Self-Consistent Electrothermal Modeling of Distributed Vertical Power Delivery Architecture With Substrate-Embedded Microfluidic Cooling

Lateral power delivery (LPD) becomes infeasible for high-performance computing (HPC) processors operating at voltages near 1 V with current densities of 2 A·mm^-2 due to large routing losses and Joule heating. Distributed vertical power delivery (DVPD) with integrated voltage regulators (IVRs) addresses this challenge by placing conversion stages close to the load, while substrate-embedded microfluidic cooling provides effective heat-dissipation pathways for inner tiers in vertically dense stacks. However, frameworks for self-consistent electrothermal modeling of DVPD at the system scale remain underexplored. This work develops such a framework, achieving high physical fidelity and computational efficiency. These attributes are realized by enforcing geometric and power profile consistency between the electrical and thermal models and through automation and optimized meshing. Applied to a 48-to-1 V DVPD architecture delivering 1 kW to a 500 mm² die at 2 A·mm^-2, the framework yields a self-consistent solution near the 85 °C threshold with a total system loss of 231 W and a maximum temperature of 85.7 °C, requiring a mass flow rate of 1.39 g·s^-1 in embedded microchannels.

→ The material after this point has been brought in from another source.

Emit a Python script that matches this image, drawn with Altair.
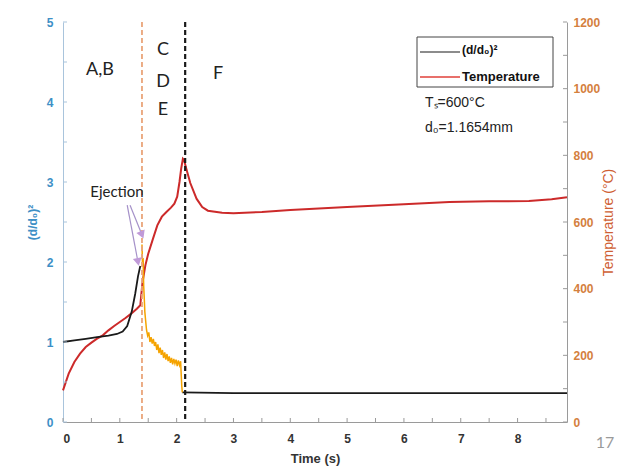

Compared to an uncoupled initial estimate of 200 W with an initial mass flow rate of 1 g·s^-1, the total system loss increases by about 15.8 %, which shows that neglecting electrothermal coupling underestimates both losses and cooling requirements. Additionally, region-specific meshing balances mesh resolution by refining near critical features and coarsening elsewhere, reducing both meshing and per-iteration times by over 30.0 % without loss of prediction accuracy.